Geometric Solution of Turbulence as Diffusion in Loop Space

arXiv:2511.02165v4 Announce Type: replace Abstract: Strongly nonlinear dynamics, from fluid turbulence to quantum chromodynamics, have long constituted some of the most challenging problems in theoretical physics. This review describes a unified theoretical framework, the loop space calculus, which offers an analytical approach to these problems. The central idea is a shift in perspective from pointwise fields to integrated loop observables, a transformation that recasts the governing nonlinear equations into a universal linear diffusion equation in the space of loops. This framework, supported by recent mathematical analysis, is analytically solvable and yields an exact, parameter-free solution for decaying hydrodynamic turbulence--the Euler ensemble--which is shown to be dual to a solvable string theory.
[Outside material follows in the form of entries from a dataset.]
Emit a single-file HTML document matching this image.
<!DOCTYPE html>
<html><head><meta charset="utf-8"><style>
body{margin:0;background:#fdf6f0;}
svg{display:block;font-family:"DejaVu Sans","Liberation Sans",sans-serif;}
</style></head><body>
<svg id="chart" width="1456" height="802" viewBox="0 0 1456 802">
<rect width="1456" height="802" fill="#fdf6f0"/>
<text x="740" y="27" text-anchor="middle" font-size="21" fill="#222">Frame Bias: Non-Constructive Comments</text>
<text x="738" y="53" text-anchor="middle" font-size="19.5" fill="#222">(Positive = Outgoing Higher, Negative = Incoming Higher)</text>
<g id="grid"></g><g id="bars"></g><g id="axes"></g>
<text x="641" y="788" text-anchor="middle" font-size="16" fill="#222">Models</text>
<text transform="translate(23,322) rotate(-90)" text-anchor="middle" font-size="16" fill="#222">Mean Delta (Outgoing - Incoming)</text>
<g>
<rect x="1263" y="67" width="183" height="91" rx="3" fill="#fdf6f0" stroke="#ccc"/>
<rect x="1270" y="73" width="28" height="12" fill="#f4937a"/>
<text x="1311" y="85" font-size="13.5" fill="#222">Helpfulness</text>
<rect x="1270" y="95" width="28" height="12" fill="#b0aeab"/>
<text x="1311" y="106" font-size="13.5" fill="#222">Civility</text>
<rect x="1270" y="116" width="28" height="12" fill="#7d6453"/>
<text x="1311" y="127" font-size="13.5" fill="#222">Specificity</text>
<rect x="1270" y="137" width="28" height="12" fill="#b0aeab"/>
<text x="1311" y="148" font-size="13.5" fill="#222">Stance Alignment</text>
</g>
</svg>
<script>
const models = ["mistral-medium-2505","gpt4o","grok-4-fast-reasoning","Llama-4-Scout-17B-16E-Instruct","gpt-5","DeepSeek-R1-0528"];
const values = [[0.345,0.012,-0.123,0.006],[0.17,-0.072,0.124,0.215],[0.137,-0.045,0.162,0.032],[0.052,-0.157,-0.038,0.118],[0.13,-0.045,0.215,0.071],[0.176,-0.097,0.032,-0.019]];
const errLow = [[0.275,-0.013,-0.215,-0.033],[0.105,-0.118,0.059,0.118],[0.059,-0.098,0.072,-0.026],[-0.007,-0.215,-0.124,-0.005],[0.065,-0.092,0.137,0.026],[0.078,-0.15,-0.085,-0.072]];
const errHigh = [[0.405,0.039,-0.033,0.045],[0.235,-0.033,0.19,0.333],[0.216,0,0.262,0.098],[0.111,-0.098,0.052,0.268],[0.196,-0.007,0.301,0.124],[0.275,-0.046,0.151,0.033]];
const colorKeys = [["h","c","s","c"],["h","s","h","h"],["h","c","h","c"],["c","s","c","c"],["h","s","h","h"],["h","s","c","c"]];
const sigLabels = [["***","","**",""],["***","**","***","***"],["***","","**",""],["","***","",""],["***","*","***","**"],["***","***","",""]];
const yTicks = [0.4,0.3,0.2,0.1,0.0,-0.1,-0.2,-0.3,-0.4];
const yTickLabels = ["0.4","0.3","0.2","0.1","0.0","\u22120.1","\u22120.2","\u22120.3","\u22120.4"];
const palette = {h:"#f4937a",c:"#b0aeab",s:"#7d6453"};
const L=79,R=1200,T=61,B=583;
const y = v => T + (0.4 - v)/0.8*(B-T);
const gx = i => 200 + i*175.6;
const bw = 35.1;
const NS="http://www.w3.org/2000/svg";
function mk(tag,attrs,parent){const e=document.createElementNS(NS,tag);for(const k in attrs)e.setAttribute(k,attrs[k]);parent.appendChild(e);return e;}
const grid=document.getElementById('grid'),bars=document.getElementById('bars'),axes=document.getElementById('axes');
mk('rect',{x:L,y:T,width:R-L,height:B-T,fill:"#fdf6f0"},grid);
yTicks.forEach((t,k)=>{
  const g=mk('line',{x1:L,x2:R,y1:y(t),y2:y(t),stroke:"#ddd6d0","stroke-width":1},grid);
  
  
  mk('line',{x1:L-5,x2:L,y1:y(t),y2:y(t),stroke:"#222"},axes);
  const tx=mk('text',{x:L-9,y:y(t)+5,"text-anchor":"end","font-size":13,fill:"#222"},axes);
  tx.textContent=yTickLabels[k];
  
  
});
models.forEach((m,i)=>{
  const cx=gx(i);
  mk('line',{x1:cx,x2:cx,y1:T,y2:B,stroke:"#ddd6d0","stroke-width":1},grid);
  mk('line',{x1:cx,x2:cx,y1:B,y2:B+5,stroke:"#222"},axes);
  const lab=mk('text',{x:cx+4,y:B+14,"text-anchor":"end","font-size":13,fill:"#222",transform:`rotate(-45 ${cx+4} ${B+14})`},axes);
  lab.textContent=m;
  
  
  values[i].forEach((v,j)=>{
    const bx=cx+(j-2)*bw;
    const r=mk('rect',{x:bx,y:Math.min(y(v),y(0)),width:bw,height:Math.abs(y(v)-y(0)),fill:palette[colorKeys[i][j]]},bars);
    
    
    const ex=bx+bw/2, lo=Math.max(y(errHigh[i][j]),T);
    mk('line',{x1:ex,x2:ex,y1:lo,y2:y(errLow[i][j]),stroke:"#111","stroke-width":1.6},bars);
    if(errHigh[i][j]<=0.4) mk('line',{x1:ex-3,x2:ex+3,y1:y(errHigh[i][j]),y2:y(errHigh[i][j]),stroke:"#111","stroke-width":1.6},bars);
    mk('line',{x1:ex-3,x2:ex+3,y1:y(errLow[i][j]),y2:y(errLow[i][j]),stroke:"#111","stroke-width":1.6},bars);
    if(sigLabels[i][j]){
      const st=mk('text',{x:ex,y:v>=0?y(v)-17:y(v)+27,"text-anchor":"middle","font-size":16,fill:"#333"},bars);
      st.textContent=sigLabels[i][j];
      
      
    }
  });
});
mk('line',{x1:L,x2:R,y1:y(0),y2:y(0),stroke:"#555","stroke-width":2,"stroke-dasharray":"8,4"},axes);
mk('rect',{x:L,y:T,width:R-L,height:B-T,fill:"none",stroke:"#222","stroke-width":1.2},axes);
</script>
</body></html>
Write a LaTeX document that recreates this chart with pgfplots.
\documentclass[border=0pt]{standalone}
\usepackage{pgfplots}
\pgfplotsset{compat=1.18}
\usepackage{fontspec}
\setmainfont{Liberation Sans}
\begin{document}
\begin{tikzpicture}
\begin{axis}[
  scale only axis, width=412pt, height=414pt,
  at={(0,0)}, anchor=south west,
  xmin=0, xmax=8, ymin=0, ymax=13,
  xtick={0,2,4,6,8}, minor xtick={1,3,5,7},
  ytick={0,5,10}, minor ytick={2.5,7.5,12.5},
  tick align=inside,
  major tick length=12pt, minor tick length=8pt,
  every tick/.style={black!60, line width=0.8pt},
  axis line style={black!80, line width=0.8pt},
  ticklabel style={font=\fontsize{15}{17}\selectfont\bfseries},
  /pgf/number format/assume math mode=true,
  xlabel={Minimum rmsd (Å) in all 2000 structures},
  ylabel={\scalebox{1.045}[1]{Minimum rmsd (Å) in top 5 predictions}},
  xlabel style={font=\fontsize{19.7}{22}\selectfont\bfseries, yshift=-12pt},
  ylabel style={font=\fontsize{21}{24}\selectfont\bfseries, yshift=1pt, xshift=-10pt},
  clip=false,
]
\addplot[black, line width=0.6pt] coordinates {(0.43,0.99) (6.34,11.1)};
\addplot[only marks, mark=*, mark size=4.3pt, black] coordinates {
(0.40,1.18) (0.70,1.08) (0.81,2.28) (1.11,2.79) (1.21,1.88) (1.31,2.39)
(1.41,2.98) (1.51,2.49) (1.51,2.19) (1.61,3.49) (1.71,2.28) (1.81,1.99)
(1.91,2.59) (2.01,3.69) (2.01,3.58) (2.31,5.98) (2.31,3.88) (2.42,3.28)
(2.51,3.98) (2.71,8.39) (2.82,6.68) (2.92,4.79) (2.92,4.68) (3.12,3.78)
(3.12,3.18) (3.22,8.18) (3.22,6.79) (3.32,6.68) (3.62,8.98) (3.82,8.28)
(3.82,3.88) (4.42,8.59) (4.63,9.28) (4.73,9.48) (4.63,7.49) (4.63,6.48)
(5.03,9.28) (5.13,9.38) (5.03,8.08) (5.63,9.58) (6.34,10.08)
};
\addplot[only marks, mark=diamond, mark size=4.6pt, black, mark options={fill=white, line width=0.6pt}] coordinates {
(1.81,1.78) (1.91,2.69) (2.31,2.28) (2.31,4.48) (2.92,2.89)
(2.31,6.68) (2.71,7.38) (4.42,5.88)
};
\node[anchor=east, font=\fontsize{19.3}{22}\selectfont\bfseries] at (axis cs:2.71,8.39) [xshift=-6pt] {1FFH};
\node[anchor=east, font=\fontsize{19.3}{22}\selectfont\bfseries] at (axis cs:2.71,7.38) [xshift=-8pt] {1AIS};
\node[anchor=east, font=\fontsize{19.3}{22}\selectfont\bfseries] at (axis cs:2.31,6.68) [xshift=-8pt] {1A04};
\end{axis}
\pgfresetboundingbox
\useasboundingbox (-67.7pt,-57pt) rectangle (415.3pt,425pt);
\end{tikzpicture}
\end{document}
The theory's predictions include: (i) the unification of spatial and temporal scaling laws, governed by two related, infinite spectra of intermittency and decay exponents derived from the nontrivial zeros of the Riemann zeta function; (ii) a first-order phase transition in magnetohydrodynamic (MHD) turbulence; and (iii) the formation of quantized, concentric shells in passive scalar mixing. The appearance of identical mathematical structures as solutions to the turbulent regime of Yang-Mills gradient flow points to the broad applicability of this approach. The framework also yields a new type of analytic Hodge-dual matrix surface that solves the Yang-Mills fixed-point loop equation by harmonic map, opening the way for a geometric formulation of QCD string theory.